Wat te doen met vorderingen van de politie?

Als een bedrijf gegevens over haar gebruikers heeft opgeslagen, is de kans groot dat de politie vroeg of laat langs komt om gegevens te vorderen. Waar moet je in zo’n geval op letten?

1. Beantwoord slechts schriftelijke bevelen, geen mondelinge verzoeken. Soms belt de politie met een verzoek om bepaalde gegevens af te staan. Je bent niet verplicht om daaraan mee te werken. Ook een verzoek waarin niet duidelijk wordt gemaakt wat de grondslag van een vordering precies is, hoeft een bedrijf niet te beantwoorden.
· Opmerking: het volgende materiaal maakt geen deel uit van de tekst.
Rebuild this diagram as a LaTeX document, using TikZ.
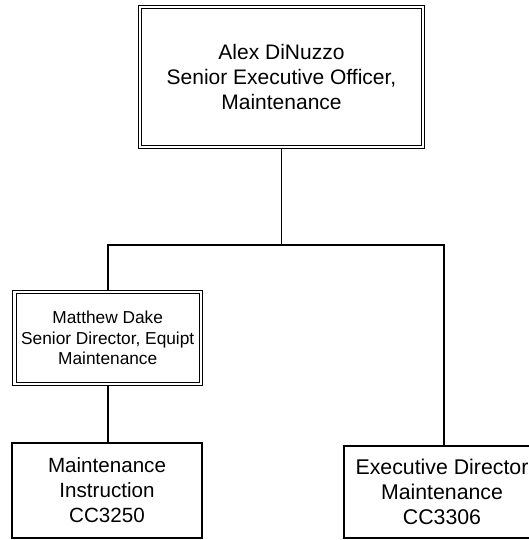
\documentclass[tikz,border=0pt]{standalone}
\usepackage{fontspec}
\setmainfont{Liberation Sans}
\usetikzlibrary{backgrounds}
\begin{document}
\begin{tikzpicture}[x=1pt,y=-1pt,
  dbox/.style={draw, double, line width=1.3pt, double distance=2.1pt, inner sep=0pt, align=center},
  sbox/.style={draw, line width=1.6pt, inner sep=0pt, align=center},
  link/.style={line width=1.6pt},
  bigtext/.style={font=\fontsize{21}{25}\selectfont},
  midtext/.style={font=\fontsize{17.3}{20.5}\selectfont},
  lowtext/.style={font=\fontsize{20.6}{25}\selectfont},
  rtext/.style={font=\fontsize{21.3}{25}\selectfont}]
\useasboundingbox (0,0) rectangle (529,540);
\clip (0,0) rectangle (529,540);
\node[dbox, bigtext, minimum width=283pt, minimum height=140pt] (top) at (281.5,77)
  {Alex DiNuzzo\\Senior Executive Officer,\\Maintenance};
\node[dbox, midtext, minimum width=186.5pt, minimum height=92pt] (mat) at (107.75,338)
  {Matthew Dake\\Senior Director, Equipt\\Maintenance};
\node[sbox, lowtext, minimum width=190pt, minimum height=95pt] (lbox) at (107,490.5)
  {Maintenance\\Instruction\\CC3250};
\node[sbox, rtext, minimum width=196pt, minimum height=92pt] (rbox) at (442,492)
  {Executive Director\\Maintenance\\CC3306};
\coordinate (barR) at (444,245);
\begin{scope}[on background layer]
\draw[link] (top.south) -- (top.south |- barR);
\draw[link] (mat.north) |- (barR) -- (barR |- rbox.north);
\draw[link] (mat.south) -- (mat.south |- lbox.north);
\end{scope}
\end{tikzpicture}
\end{document}
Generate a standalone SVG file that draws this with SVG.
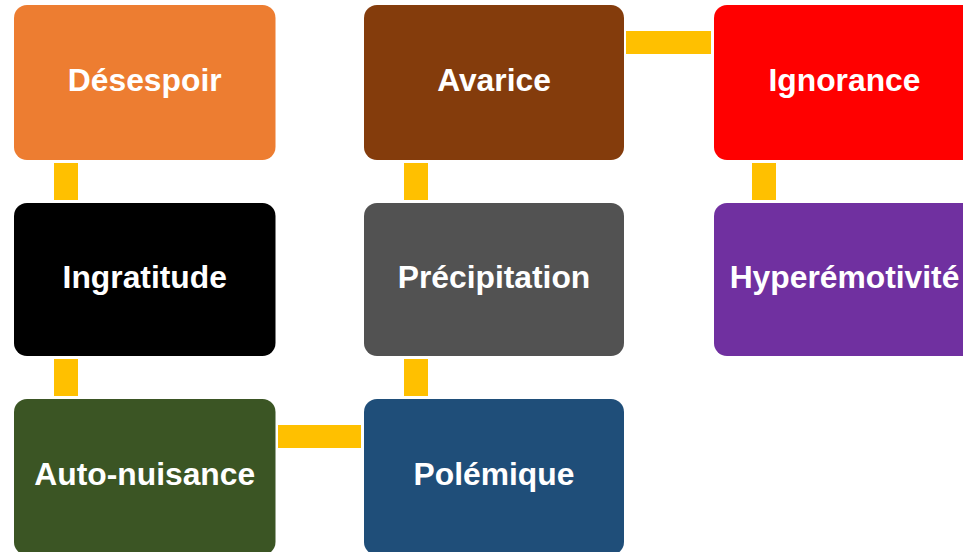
<svg xmlns="http://www.w3.org/2000/svg" width="963" height="552" viewBox="0 0 963 552">
<style>
.box{stroke:none}
.lbl{font-family:"Liberation Sans",Arial,sans-serif;font-weight:bold;font-size:31.8px;fill:#fff;text-anchor:middle}
.con{fill:#FFC000}
</style>
<rect width="963" height="552" fill="#fff"/>
<g id="connectors">
<rect class="con" x="54" y="163" width="24" height="37"/>
<rect class="con" x="54" y="359" width="24" height="37"/>
<rect class="con" x="404" y="163" width="24" height="37"/>
<rect class="con" x="404" y="359" width="24" height="37"/>
<rect class="con" x="752" y="163" width="24" height="37"/>
<rect class="con" x="626" y="31" width="85" height="23"/>
<rect class="con" x="278" y="425" width="83" height="23"/>
</g>
<g id="desespoir"><rect class="box" x="14" y="5" width="261.5" height="155" rx="13" fill="#ED7D31"/><text class="lbl" x="144.75" y="91">Désespoir</text></g>
<g id="ingratitude"><rect class="box" x="14" y="203" width="261.5" height="153" rx="13" fill="#000000"/><text class="lbl" x="144.75" y="288">Ingratitude</text></g>
<g id="auto-nuisance"><rect class="box" x="14" y="399" width="261.5" height="156" rx="13" fill="#3B5524"/><text class="lbl" x="144.75" y="485">Auto-nuisance</text></g>
<g id="avarice"><rect class="box" x="364" y="5" width="260" height="155" rx="13" fill="#843C0C"/><text class="lbl" x="494" y="91">Avarice</text></g>
<g id="precipitation"><rect class="box" x="364" y="203" width="260" height="153" rx="13" fill="#525252"/><text class="lbl" x="494" y="288">Précipitation</text></g>
<g id="polemique"><rect class="box" x="364" y="399" width="260" height="156" rx="13" fill="#1F4E79"/><text class="lbl" x="494" y="485">Polémique</text></g>
<g id="ignorance"><rect class="box" x="714" y="5" width="261" height="155" rx="13" fill="#FF0000"/><text class="lbl" x="844.5" y="91">Ignorance</text></g>
<g id="hyperemotivite"><rect class="box" x="714" y="203" width="261" height="153" rx="13" fill="#7030A0"/><text class="lbl" x="844.5" y="288">Hyperémotivité</text></g>
</svg>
2. Onderzoek of de vordering de juiste wettelijke grondslag heeft. De bevoegdheden van de politie zijn heel specifiek omschreven. Zo mag de politie de NAW-gegevens van een abonnee van een telecomprovider niet opvragen op basis van een artikel op grond waarvan de inhoud van emails kan worden opgevraagd. Als in een bevel dus de inhoud van een email wordt opgevraagd, maar verwezen wordt naar de strafrechtelijke bepaling voor de opvraging van NAW-gegevens, dan hoeft een bedrijf het verzoek niet te beantwoorden.

3. Onderzoek of duidelijk is omschreven welke gegevens worden gevraagd. De politie mag alleen specifiek omschreven gegevens vorderen: sleepnetvorderingen, zoals ‘alle IP-adressen van bezoekers van uw site in week 47’ zullen al gauw onvoldoende specifiek zijn, en kunnen mogelijk bij de rechter worden aangevochten.

4. Onderzoek of de gegevens die worden opgevraagd raken aan de bronbescherming of andere belangen. Het kan voorkomen dat er een publiek belang is om de gevorderde gegevens vertrouwelijk te houden. Zo zou afgifte van gegevens bijvoorbeeld kunnen leiden tot onthulling van een journalistieke bron. Ook kan het recht op privacy een reden zijn om gegevens niet af te staan. Als je overweegt om niet te voldoen aan een vordering dan is het verstandig om juridisch advies in te winnen om de risico’s in kaart te brengen.